> **STATED GOAL**: Do any lines in the data below contain "with"? If so, copy every one of them.

> **RAW DATA**:
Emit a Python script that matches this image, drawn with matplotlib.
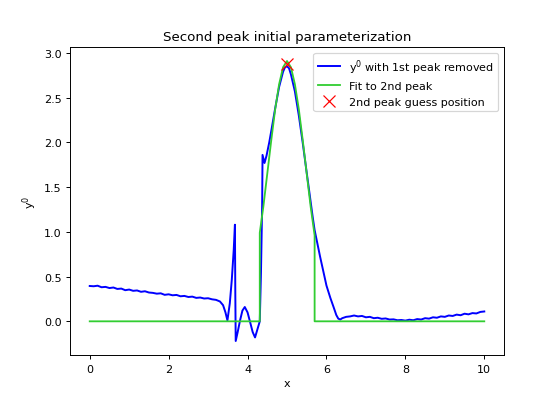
import matplotlib
matplotlib.use("Agg")
import matplotlib.pyplot as plt
import numpy as np

# signal with the first peak removed
x_signal = [0.0, 0.1, 0.2, 0.3, 0.4, 0.5, 0.6, 0.7, 0.8, 0.9,
            1.0, 1.1, 1.2, 1.3, 1.4, 1.5, 1.6, 1.7, 1.8, 1.9,
            2.0, 2.1, 2.2, 2.3, 2.4, 2.5, 2.6, 2.7, 2.8, 2.9,
            3.0, 3.1, 3.2, 3.3, 3.38, 3.44, 3.49, 3.55, 3.60, 3.65,
            3.68, 3.69, 3.70, 3.75, 3.81, 3.87, 3.93, 4.0, 4.06, 4.13,
            4.19, 4.27, 4.31, 4.34, 4.37, 4.38, 4.43, 4.48, 4.55, 4.61,
            4.7, 4.8, 4.9, 4.95, 5.0, 5.05, 5.1, 5.2, 5.3, 5.4,
            5.5, 5.58, 5.65, 5.70, 5.84, 6.0, 6.1, 6.18, 6.25, 6.30,
            6.35, 6.4, 6.5, 6.6, 6.7, 6.8, 6.9, 7.0, 7.1, 7.2,
            7.3, 7.4, 7.5, 7.6, 7.7, 7.8, 7.9, 8.0, 8.1, 8.2,
            8.3, 8.4, 8.5, 8.6, 8.7, 8.8, 8.9, 9.0, 9.1, 9.2,
            9.3, 9.4, 9.5, 9.6, 9.7, 9.8, 9.9, 10.0]
y_signal = [0.395, 0.392, 0.398, 0.381, 0.385, 0.372, 0.378, 0.362, 0.366, 0.348,
            0.355, 0.341, 0.345, 0.330, 0.336, 0.322, 0.318, 0.309, 0.313, 0.296,
            0.302, 0.291, 0.295, 0.280, 0.284, 0.272, 0.276, 0.262, 0.266, 0.255,
            0.258, 0.246, 0.240, 0.222, 0.18, 0.10, 0.01, 0.20, 0.46, 0.80,
            1.08, 0.30, -0.22, -0.12, 0.01, 0.12, 0.16, 0.10, 0.0, -0.12,
            -0.18, -0.06, 0.0, 0.54, 1.30, 1.86, 1.77, 1.85, 2.0, 2.15,
            2.38, 2.62, 2.79, 2.84, 2.85, 2.83, 2.76, 2.57, 2.30, 1.99,
            1.66, 1.40, 1.17, 1.02, 0.72, 0.40, 0.26, 0.16, 0.07, 0.03,
            0.02, 0.035, 0.05, 0.055, 0.065, 0.055, 0.06, 0.045, 0.05, 0.035,
            0.04, 0.028, 0.032, 0.02, 0.022, 0.012, 0.015, 0.008, 0.018, 0.012,
            0.025, 0.02, 0.035, 0.03, 0.045, 0.04, 0.055, 0.05, 0.065, 0.06,
            0.075, 0.068, 0.085, 0.078, 0.092, 0.088, 0.105, 0.11]

# fitted second peak (zero outside the fit window)
x_fit = [0.0, 4.31, 4.31, 4.4, 4.5, 4.6, 4.7, 4.8, 4.9, 5.0,
         5.1, 5.2, 5.3, 5.4, 5.5, 5.6, 5.7, 5.7, 10.0]
y_fit = [0.0, 0.0, 0.99, 1.28, 1.65, 2.02, 2.37, 2.65, 2.84, 2.91,
         2.84, 2.65, 2.37, 2.02, 1.65, 1.28, 0.96, 0.0, 0.0]

# guess position of the second peak
peak_x = [5.0]
peak_y = [2.876]

plt.rcParams["font.size"] = 9.2

fig, ax = plt.subplots(figsize=(6.4, 4.5714), dpi=87.5)
ax.plot(x_signal, y_signal, color="blue", linewidth=1.6,
        label="$\\mathregular{y^0}$ with 1st peak removed")
ax.plot(x_fit, y_fit, color="limegreen", label="Fit to 2nd peak")
ax.plot(peak_x, peak_y, "x", color="red", markersize=10,
        label="2nd peak guess position")
ax.set_xlabel("x")
ax.set_ylabel("$\\mathregular{y^0}$")
ax.set_title("Second peak initial parameterization")
ax.legend(loc="upper right")

plt.savefig("out.png")
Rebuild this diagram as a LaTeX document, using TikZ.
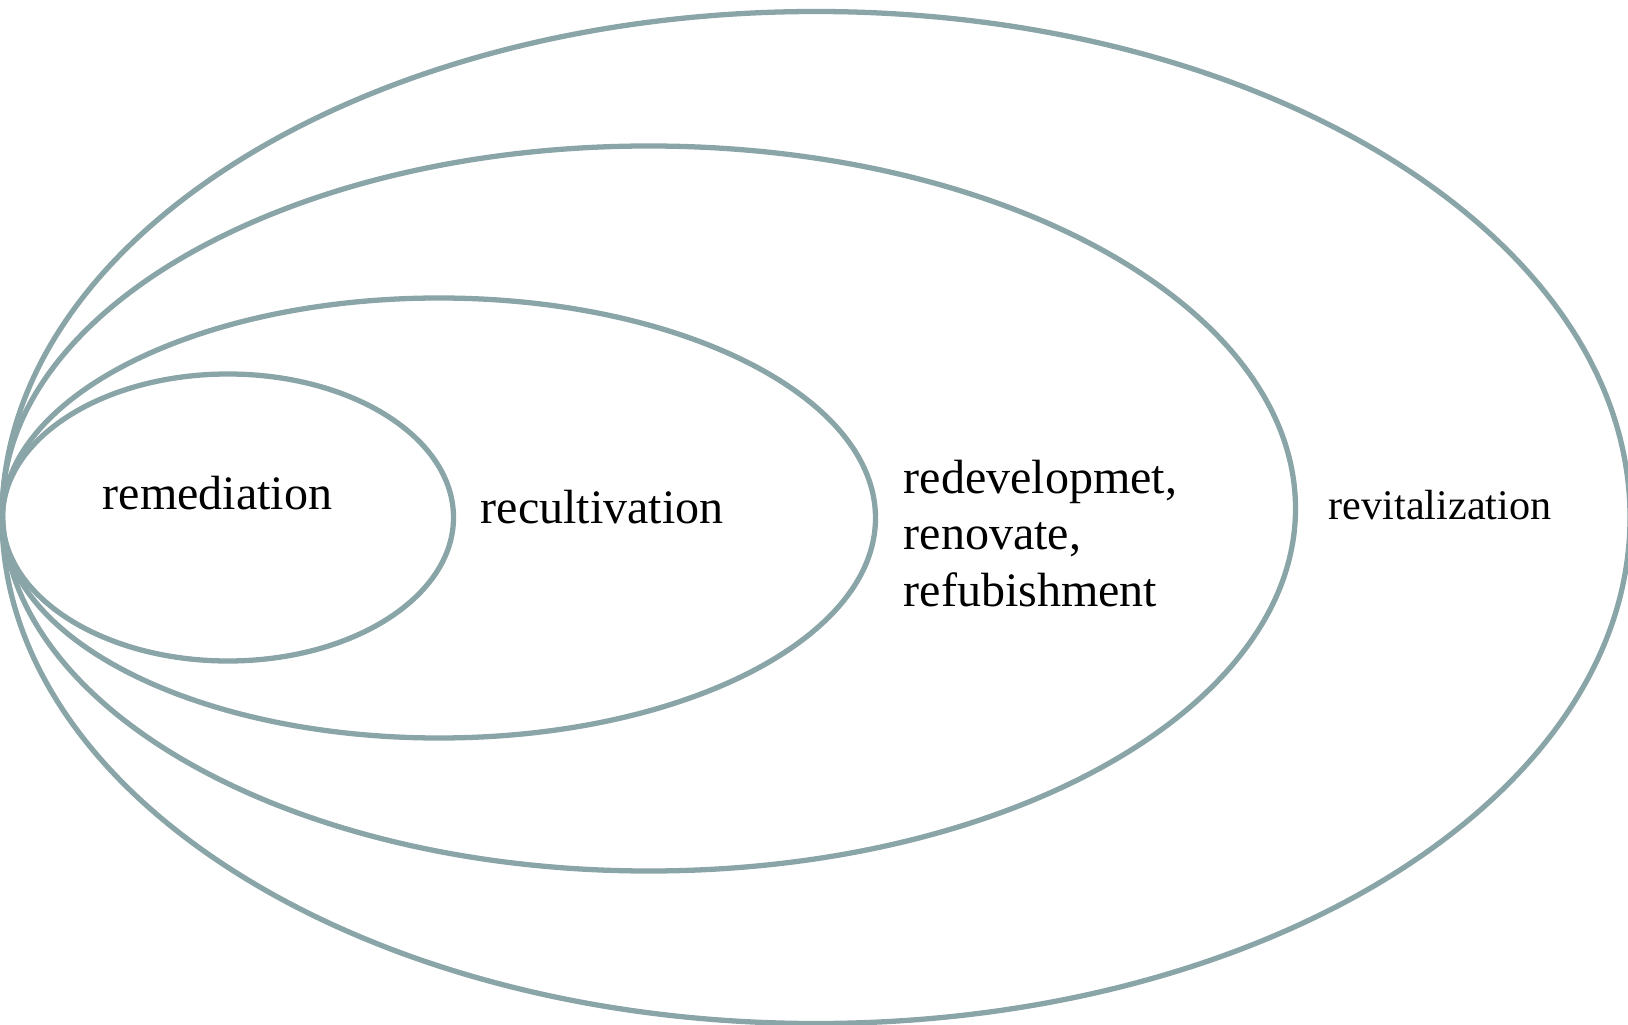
\documentclass[tikz,border=0pt]{standalone}
\usepackage{fontspec}
\setmainfont{Liberation Serif}
\usepackage{tikz}
\usetikzlibrary{positioning}
\usepackage{xcolor}
\definecolor{ring}{HTML}{8AA5A8}
\definecolor{ink}{HTML}{000000}
\tikzset{
  every node/.style={text=ink,inner sep=0pt},
  ringline/.style={draw=ring,line width=1.5pt},
  label/.style={anchor=base west,font=\fontsize{13.66pt}{15.94pt}\selectfont},
  smalllabel/.style={anchor=base west,font=\fontsize{12pt}{14.4pt}\selectfont},
}

\begin{document}
\begin{tikzpicture}[x=0.01cm,y=-0.01cm]
\useasboundingbox (0,0) rectangle (1628,1025);

% Rings, all touching at the left
\draw[ringline] (816,517.5) ellipse [x radius=814,y radius=506];
\draw[ringline] (649,508.5) ellipse [x radius=646.5,y radius=362.5];
\draw[ringline] (439,518) ellipse [x radius=436.5,y radius=220];
\draw[ringline] (228,517.5) ellipse [x radius=225.5,y radius=143.5];

% Labels
\node[label] (remed) at (102,509) {remediation};
\node[label] (recult) at (480,524) {recultivation};
\node[label,align=left] (redev) at (903,606) {redevelopmet,\\renovate,\\refubishment};
\node[smalllabel] (revit) at (1328,519) {revitalization};

\end{tikzpicture}
\end{document}
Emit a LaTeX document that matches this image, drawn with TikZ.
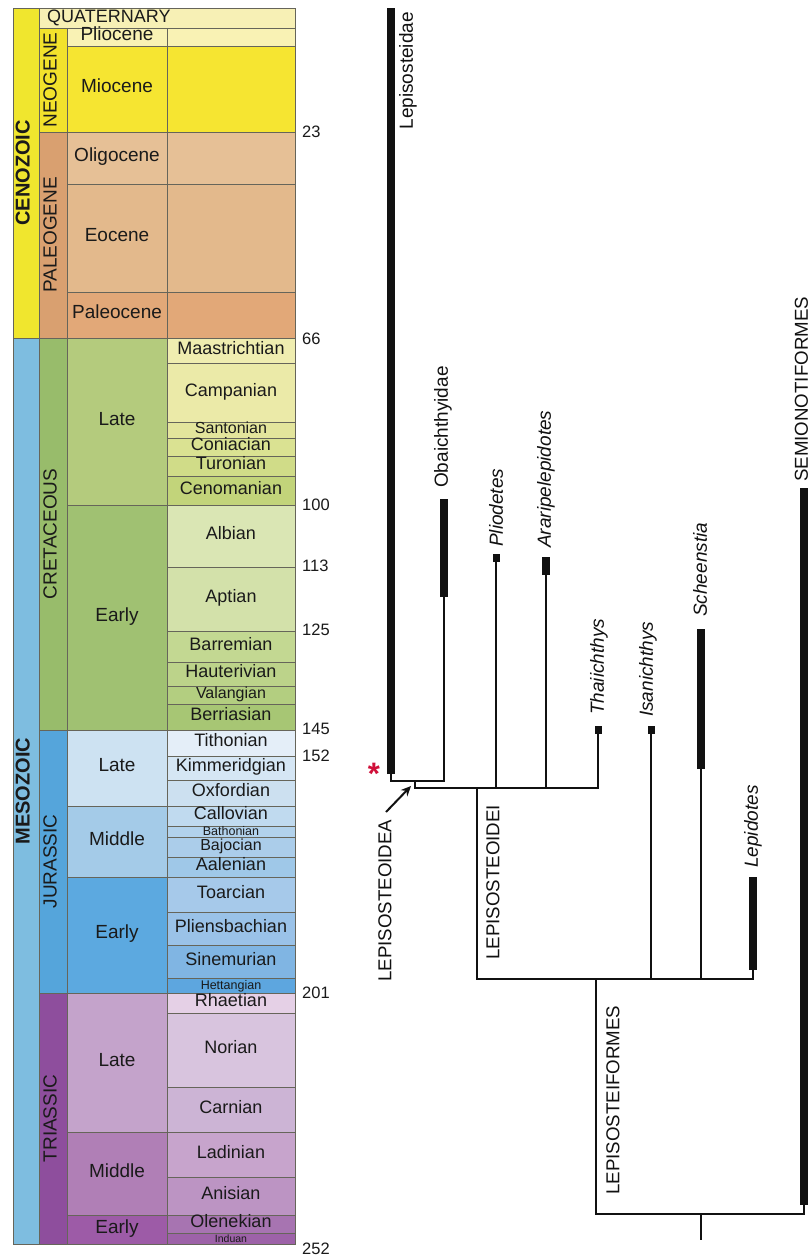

> **WORKED ANSWER**:
Emit a Python script that matches this image, drawn with matplotlib.
# signal with the first peak removed
        label="$\\mathregular{y^0}$ with 1st peak removed")
Emit a LaTeX document that matches this image, drawn with TikZ.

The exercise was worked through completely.